Federal Budget and AppropriationsRepublican members of the House Budget Committee continued to discuss ways to move forward its FY17 budget resolution but did not appear closer to gaining enough support to pass one on the House floor. Meanwhile, the Senate is considering ways to reform the budget process. 

As previously reported (see Memo, 4/18), the House is at a stalemate in advancing its proposed budget resolution that was approved by the Budget Committee in March on a party line vote. The budget resolution faces opposition on both sides of the aisle, with no apparent compromise in sight. Democrats want to maintain the topline $1.07 trillion funding level agreed to in last year’s budget deal, while conservative Republicans want cuts to both mandatory and discretionary spending.

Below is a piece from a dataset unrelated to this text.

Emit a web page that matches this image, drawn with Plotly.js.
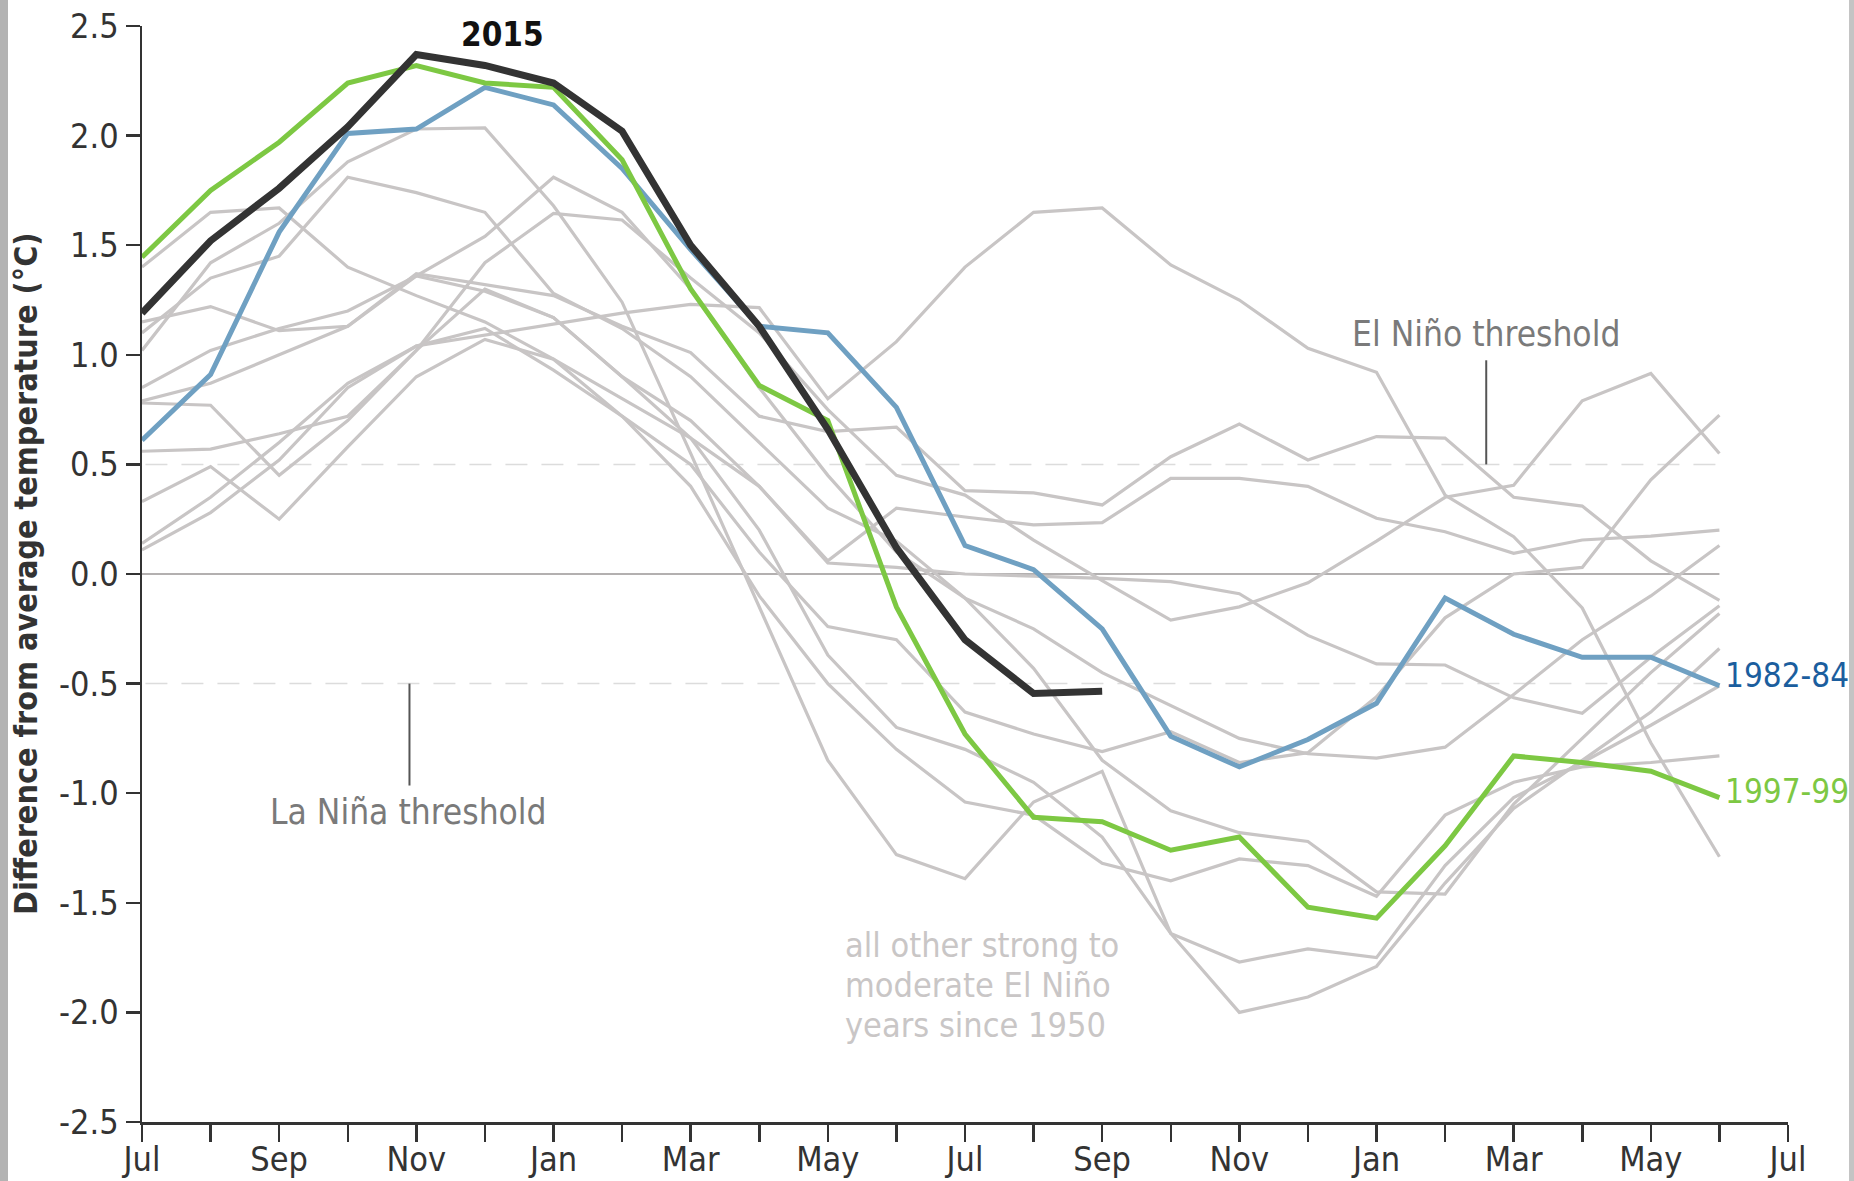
<!DOCTYPE html>
<html>
<head>
<meta charset="utf-8">
<script src="https://cdn.plot.ly/plotly-3.0.1.min.js"></script>
<style>
  html, body { margin: 0; padding: 0; background: #ffffff; }
  #chart { position: absolute; left: 0; top: 0; width: 1854px; height: 1181px; }
  .stripeL { position: absolute; left: 0; top: 0; width: 8px; height: 1181px; background: #b3b3b3; }
  .stripeR { position: absolute; right: 0; top: 0; width: 5px; height: 1181px; background: #c4c4c4; }
</style>
</head>
<body>
<div id="chart"></div>
<div class="stripeL"></div>
<div class="stripeR"></div>
<script>
// Month labels (Jul of year 0 through Jul of year 2)
const monthLabels = ['Jul','Aug','Sep','Oct','Nov','Dec','Jan','Feb','Mar','Apr','May','Jun',
                     'Jul','Aug','Sep','Oct','Nov','Dec','Jan','Feb','Mar','Apr','May','Jun','Jul'];
const yTickValues = [-2.5, -2.0, -1.5, -1.0, -0.5, 0.0, 0.5, 1.0, 1.5, 2.0, 2.5];

// Highlighted events (°C difference from average)
const el2015  = [1.19, 1.52, 1.76, 2.04, 2.37, 2.32, 2.24, 2.02, 1.50, 1.13, 0.66, 0.12, -0.30, -0.545, -0.535];
const el1982  = [0.61, 0.91, 1.56, 2.01, 2.03, 2.22, 2.14, 1.85, 1.48, 1.13, 1.10, 0.76, 0.13, 0.02, -0.25,
                 -0.74, -0.88, -0.755, -0.59, -0.11, -0.275, -0.38, -0.38, -0.51];
const el1997  = [1.445, 1.75, 1.97, 2.24, 2.32, 2.24, 2.22, 1.89, 1.30, 0.86, 0.70, -0.15, -0.73, -1.11, -1.13,
                 -1.26, -1.20, -1.52, -1.57, -1.24, -0.83, -0.86, -0.90, -1.02];

// All other strong to moderate El Niño years since 1950
const other01 = [0.14, 0.35, 0.60, 0.87, 1.04, 1.09, 1.14, 1.19, 1.23, 1.215, 0.80, 1.06, 1.40, 1.65, 1.67, 1.41, 1.25, 1.03, 0.92, 0.36, 0.17, -0.155, -0.77, -1.29];
const other02 = [1.15, 1.22, 1.11, 1.13, 1.37, 1.32, 1.27, 1.13, 1.01, 0.72, 0.65, 0.67, 0.38, 0.37, 0.315, 0.535, 0.684, 0.52, 0.627, 0.62, 0.35, 0.31, 0.06, -0.12];
const other03 = [0.56, 0.57, 0.64, 0.72, 1.02, 1.42, 1.645, 1.615, 1.35, 1.10, 0.75, 0.45, 0.36, 0.155, -0.03, -0.21, -0.15, -0.04, 0.15, 0.35, 0.405, 0.79, 0.915, 0.55];
const other04 = [0.85, 1.02, 1.12, 1.20, 1.36, 1.29, 1.17, 0.90, 0.70, 0.40, 0.06, 0.30, 0.26, 0.224, 0.234, 0.436, 0.436, 0.40, 0.254, 0.193, 0.094, 0.155, 0.173, 0.20];
const other05 = [0.33, 0.49, 0.25, 0.58, 0.90, 1.07, 0.98, 0.72, 0.50, 0.10, -0.24, -0.30, -0.63, -0.73, -0.81, -0.72, -0.86, -0.815, -0.56, -0.20, 0.00, 0.03, 0.43, 0.725];
const other06 = [1.02, 1.42, 1.60, 1.88, 2.03, 2.035, 1.68, 1.24, 0.55, -0.15, -0.85, -1.28, -1.39, -1.04, -0.90, -1.64, -2.00, -1.93, -1.79, -1.41, -1.07, -0.85, -0.63, -0.34];
const other07 = [1.10, 1.35, 1.45, 1.81, 1.74, 1.65, 1.28, 1.12, 0.90, 0.60, 0.30, 0.15, -0.11, -0.43, -0.85, -1.08, -1.18, -1.22, -1.45, -1.46, -1.05, -0.75, -0.45, -0.18];
const other08 = [1.40, 1.65, 1.67, 1.40, 1.27, 1.15, 0.98, 0.80, 0.62, 0.40, 0.05, 0.03, 0.00, -0.01, -0.02, -0.035, -0.09, -0.28, -0.41, -0.415, -0.565, -0.635, -0.38, -0.145];
const other09 = [0.79, 0.87, 1.00, 1.13, 1.36, 1.54, 1.81, 1.65, 1.30, 0.85, 0.45, 0.10, -0.11, -0.25, -0.45, -0.60, -0.75, -0.82, -0.84, -0.79, -0.55, -0.30, -0.10, 0.13];
const other10 = [0.78, 0.77, 0.45, 0.70, 1.02, 1.30, 1.17, 0.90, 0.62, 0.20, -0.37, -0.70, -0.80, -0.95, -1.20, -1.64, -1.77, -1.71, -1.75, -1.33, -1.02, -0.86, -0.69, -0.51];
const other11 = [0.11, 0.28, 0.52, 0.85, 1.04, 1.12, 0.93, 0.72, 0.40, -0.10, -0.50, -0.80, -1.04, -1.10, -1.32, -1.40, -1.30, -1.33, -1.47, -1.10, -0.95, -0.88, -0.86, -0.83];

// Note text lines
const noteLines = ['all other strong to', 'moderate El Niño', 'years since 1950'];

const thresholds = { elNino: 0.5, laNina: -0.5 };

const FONT = '"DejaVu Sans Condensed", "DejaVu Sans", sans-serif';
const GRAY = '#c8c5c5';

const idx = arr => arr.map((_, i) => i);
const others = [other01, other02, other03, other04, other05, other06, other07, other08, other09, other10, other11];

const traces = [];
others.forEach(s => traces.push({
  x: idx(s), y: s, type: 'scatter', mode: 'lines',
  line: { color: GRAY, width: 3.2 }, hoverinfo: 'skip', showlegend: false
}));
traces.push({ x: idx(el1982), y: el1982, type: 'scatter', mode: 'lines',
  line: { color: '#6fa0c2', width: 5 }, hoverinfo: 'skip', showlegend: false });
traces.push({ x: idx(el1997), y: el1997, type: 'scatter', mode: 'lines',
  line: { color: '#7dc843', width: 5 }, hoverinfo: 'skip', showlegend: false });
traces.push({ x: idx(el2015), y: el2015, type: 'scatter', mode: 'lines',
  line: { color: '#333333', width: 7 }, hoverinfo: 'skip', showlegend: false });

const lastIdx = el1982.length - 1;

const shapes = [
  { type: 'line', xref: 'x', yref: 'y', x0: 0, x1: lastIdx, y0: 0, y1: 0,
    line: { color: '#b3b0b0', width: 2 }, layer: 'below' },
  { type: 'line', xref: 'x', yref: 'y', x0: 0.05, x1: lastIdx, y0: thresholds.elNino, y1: thresholds.elNino,
    line: { color: '#dcdcdc', width: 1.5, dash: '22px,14px' }, layer: 'below' },
  { type: 'line', xref: 'x', yref: 'y', x0: 0.05, x1: lastIdx, y0: thresholds.laNina, y1: thresholds.laNina,
    line: { color: '#dcdcdc', width: 1.5, dash: '22px,14px' }, layer: 'below' },
  { type: 'line', xref: 'x', yref: 'y', x0: 19.6, x1: 19.6, y0: thresholds.elNino, y1: 0.975,
    line: { color: '#555555', width: 2 } },
  { type: 'line', xref: 'x', yref: 'y', x0: 3.9, x1: 3.9, y0: thresholds.laNina, y1: -0.965,
    line: { color: '#555555', width: 2 } }
];

const noteFont = { family: FONT, size: 34, color: '#c9c6c6' };
const noteCenter = -1.873, noteStep = 0.1825;
const annotations = [
  { x: 5.26, y: 2.46, xref: 'x', yref: 'y', text: '<b>2015</b>', showarrow: false,
    font: { family: FONT, size: 33, color: '#111111' }, xanchor: 'center', yanchor: 'middle' },
  { x: 23.05, y: -0.465, xref: 'x', yref: 'y', text: '1982-84', showarrow: false,
    font: { family: FONT, size: 33, color: '#1b5e9e' }, xanchor: 'left', yanchor: 'middle' },
  { x: 23.05, y: -0.99, xref: 'x', yref: 'y', text: '1997-99', showarrow: false,
    font: { family: FONT, size: 33, color: '#7dc843' }, xanchor: 'left', yanchor: 'middle' },
  { x: 19.6, y: 1.093, xref: 'x', yref: 'y', text: 'El Niño threshold', showarrow: false,
    font: { family: FONT, size: 35, color: '#7a7a7a' }, xanchor: 'center', yanchor: 'middle' },
  { x: 3.88, y: -1.088, xref: 'x', yref: 'y', text: 'La Niña threshold', showarrow: false,
    font: { family: FONT, size: 35, color: '#7a7a7a' }, xanchor: 'center', yanchor: 'middle' },
  { x: -0.0705, y: 0.5, xref: 'paper', yref: 'paper', text: '<b>Difference from average temperature (°C)</b>',
    showarrow: false, textangle: -90, font: { family: FONT, size: 32, color: '#333333' },
    xanchor: 'center', yanchor: 'middle' }
];
noteLines.forEach((t, k) => annotations.push({
  x: 10.24, y: noteCenter + (1 - k) * noteStep, xref: 'x', yref: 'y', text: t, showarrow: false,
  font: noteFont, xanchor: 'left', yanchor: 'middle', borderpad: 0
}));

const layout = {
  width: 1854, height: 1181,
  margin: { l: 142, r: 66, t: 26, b: 59 },
  paper_bgcolor: '#ffffff', plot_bgcolor: '#ffffff',
  showlegend: false, hovermode: false,
  xaxis: {
    range: [0, 24], tickvals: monthLabels.map((_, i) => i),
    ticktext: monthLabels.map((m, i) => (i % 2 === 0 ? m : '')),
    showgrid: false, zeroline: false, showline: true, linecolor: '#333333', linewidth: 2.5,
    ticks: 'outside', ticklen: 17, tickwidth: 2.5, tickcolor: '#333333', ticklabelstandoff: -11,
    tickfont: { family: FONT, size: 34, color: '#333333' }, fixedrange: true
  },
  yaxis: {
    range: [-2.5, 2.5], tickvals: yTickValues,
    ticktext: yTickValues.map(v => v.toFixed(1)),
    showgrid: false, zeroline: false, showline: true, linecolor: '#333333', linewidth: 2.5,
    ticks: 'outside', ticklen: 14, tickwidth: 2.5, tickcolor: '#333333',
    tickfont: { family: FONT, size: 34, color: '#333333' }, fixedrange: true
  },
  shapes: shapes,
  annotations: annotations
};

Plotly.newPlot('chart', traces, layout, { staticPlot: true, displayModeBar: false });
</script>
</body>
</html>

The House is in recess this week and returns with only a few days before May 15, when the House Appropriations Committee is permitted to bring bills to the House floor without a budget resolution. House Appropriations Committee Chair Hal Rogers (R-KY) stated, “May 15 is the date that we can legally go to the floor without a budget resolution, so that’s probably what’ll happen.”

The Senate continued to examine ways of reforming the budget process, with Senate Budget Committee Chair Mike Enzi (R-WY) declaring during a hearing, “I feel seriously enough about this that I have volunteered to eliminate the Budget Committee if it's irrelevant.” He continued, “We can’t need more steps in our process. We need more effective steps in our process." Congress has passed a budget resolution only seven times in the last 15 fiscal years. Senators on the committee are also considering moving towards biennial budgeting so agencies have more time to plan and increase certainty in the appropriations process.

Last week, the committee released a memo that outlines ways to reform the budget process, including making the congressional budget a binding document and conducting portfolio reviews to examine resource-allocation decisions (both tax preferences and spending) by policy goal.

Senator Enzi wants to produce a bipartisan overhaul bill this month, but it remains to be seen whether the full Senate will consider a bill this year.